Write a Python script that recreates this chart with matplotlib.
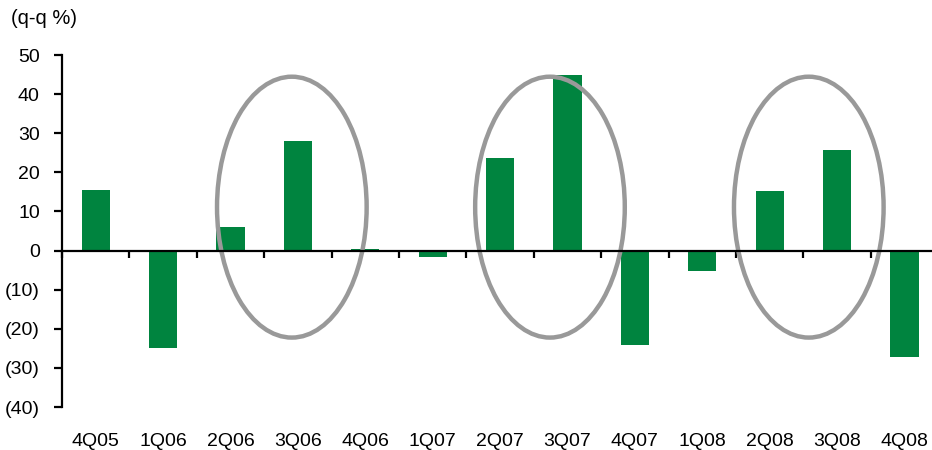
import matplotlib.pyplot as plt
from matplotlib.patches import Ellipse
import numpy as np

plt.rcParams['font.family'] = ['Liberation Sans', 'DejaVu Sans']

# quarter-on-quarter change, %
quarters = ['4Q05', '1Q06', '2Q06', '3Q06', '4Q06', '1Q07', '2Q07',
            '3Q07', '4Q07', '1Q08', '2Q08', '3Q08', '4Q08']
qq_change = [15.5, -25.0, 6.0, 28.0, 0.3, -1.6, 23.6,
             45.0, -24.1, -5.3, 15.2, 25.7, -27.1]

yticks = [50, 40, 30, 20, 10, 0, -10, -20, -30, -40]
ytick_labels = ['50', '40', '30', '20', '10', '0', '(10)', '(20)', '(30)', '(40)']

# highlight rings: (x centre, y centre) in data units
rings = [(2.91, 11.1), (6.74, 11.1), (10.58, 11.1)]
ring_w, ring_h = 2.22, 66.7

green = '#00843f'
fs = 14

fig = plt.figure(figsize=(9.32, 4.5), dpi=100)
ax = fig.add_axes([62 / 932, 43 / 450, 876.2 / 932, 352 / 450])

x = np.arange(len(quarters))
ax.bar(x, qq_change, width=0.42, color=green, zorder=2)

for cx, cy in rings:
    ax.add_patch(Ellipse((cx, cy), ring_w, ring_h, fill=False,
                         edgecolor='#999999', lw=3.2, zorder=3, clip_on=False))

ax.set_xlim(-0.5, len(quarters) - 0.5)
ax.set_ylim(-40, 50)

# axis lines
for s in ['top', 'right']:
    ax.spines[s].set_visible(False)
ax.spines['bottom'].set_position(('data', 0))
ax.spines['bottom'].set_linewidth(1.6)
ax.spines['left'].set_linewidth(1.6)
ax.spines['bottom'].set_zorder(4)

ax.set_yticks(yticks)
ax.set_yticklabels(ytick_labels, fontsize=fs)
ax.tick_params(axis='y', direction='out', length=6, width=1.6, pad=10)

ax.set_xticks(np.arange(len(quarters) + 1) - 0.5)
ax.set_xticklabels([])
ax.tick_params(axis='x', direction='out', length=5, width=1.6)

# category labels sit under the plot, not on the zero line
for i, q in enumerate(quarters):
    ax.text(i, -48.7, q, ha='center', va='center', fontsize=fs, clip_on=False)

fig.text(11 / 932, 1 - 18 / 450, '(q-q %)', ha='left', va='center', fontsize=fs + 0.5)

fig.savefig('out.png', dpi=100)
_ _ _
DIRECTIONS
Look for "matplotlib" and pull out every line that has it.

TASK RESULT
Write a Python script that recreates this chart with matplotlib.
import matplotlib.pyplot as plt
from matplotlib.patches import Ellipse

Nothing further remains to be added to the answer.